This miniature kettle on stand is designed in the naturalistic style that came into fashion in the Netherlands after 1760. The forms are derived from melons and aubergines. The stand is supported on three cast feet in the form of a gnarled branch topped with leaves that enclose the forged body. The lid is shaped as veined leaves. The knob is in the shape of a flower on a twig with leaves. The handle of the kettle is also decorated with foliar patterns. It is a wonderfully executed miniature by the Amsterdam silversmith Jan Bonket.
Miniature kettle on stand
This naturalistic style can trace its origins back to Madame de Pompadour, who became the French king Louis XV’s mistress in 1745. A group of courtiers and financiers brought her to the king’s attention as a means of exerting influence on him. Their scheme succeeded, and she became one of the most famous of Louis XV’s mistresses. She had immense influence over the king and it was she who spoke the immortal words Aprés nous le deluge—After us, the Flood—following Louis’s defeat at the hands of the Prussian king, Frederick the Great, in 1757. Her love of games and gambling was legendary, although not particularly unusual at the time.

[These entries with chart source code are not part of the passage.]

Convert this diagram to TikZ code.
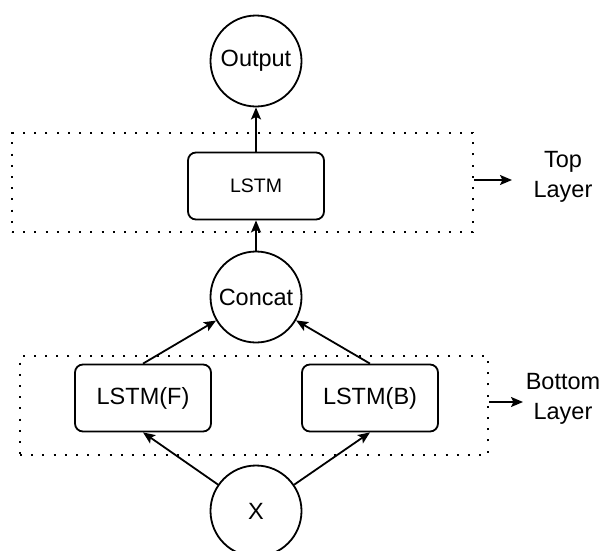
\documentclass[tikz,border=0pt]{standalone}
\usepackage{fontspec}
\setmainfont{Liberation Sans}
\usepackage{tikz}
\usetikzlibrary{arrows.meta, positioning}

\begin{document}
\begin{tikzpicture}[
  x=1pt, y=-1pt,
  cell/.style={draw, line width=1.8pt, rounded corners=8pt, minimum width=136pt, minimum height=67pt, align=center, font=\fontsize{23.5}{28}\selectfont},
  op/.style={draw, circle, line width=1.8pt, minimum size=91pt, inner sep=0pt, font=\fontsize{23.5}{28}\selectfont},
  layer/.style={draw, line width=1.8pt, dash pattern=on 2pt off 9.2pt, inner sep=0pt},
  tag/.style={align=center, font=\fontsize{23.5}{30}\selectfont},
  >={Stealth[length=12pt, width=10pt, inset=2.5pt]}, line width=1.8pt
]
\useasboundingbox (0,0) rectangle (605,550);

\node[op] (out) at (256,61) {Output};
\node[cell, font=\fontsize{19.5}{24}\selectfont] (lstm) at (256,186) {LSTM};
\node[op] (concat) at (256,297) {Concat};
\node[cell] (lstmf) at (143,398) {LSTM(F)};
\node[cell] (lstmb) at (370,398) {LSTM(B)};
\node[op] (x) at (256,511) {X};

\node[layer, minimum width=461pt, minimum height=99pt] (topbox) at (242.5,182.5) {};
\node[layer, minimum width=468pt, minimum height=99pt] (botbox) at (254,405.5) {};

\coordinate (toptip) at (512,180);
\coordinate (bottip) at (523,402);
\node[tag] (toptag) at (563,177) {Top\\Layer};
\node[tag] (bottag) at (563,399) {Bottom\\Layer};

\draw[->] (x) -- (lstmf.south);
\draw[->] (x) -- (lstmb.south);
\draw[->] (lstmf.north) -- (concat);
\draw[->] (lstmb.north) -- (concat);
\draw[->] (concat) -- (lstm);
\draw[->] (lstm) -- (out);
\draw[->] (topbox.east |- toptip) -- (toptip);
\draw[->] (botbox.east |- bottip) -- (bottip);
\end{tikzpicture}
\end{document}
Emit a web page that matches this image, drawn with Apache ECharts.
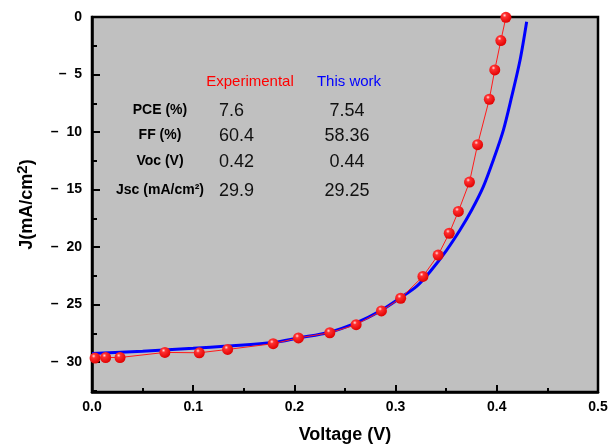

What was more important was her great interest in the arts. Louis XV appointed her patroness of artists and writers. She was very enthusiastic about the romantic ideas of the philosopher Jean Jacques Rousseau and his call of ‘back to nature’. It inspired her, among other things, to keep chickens in the gardens of the Palace of Versailles. Her love of nature had a considerable influence on the artists and craftsmen of the day, who took their inspiration from the natural world. This miniature kettle on stand is a classic example.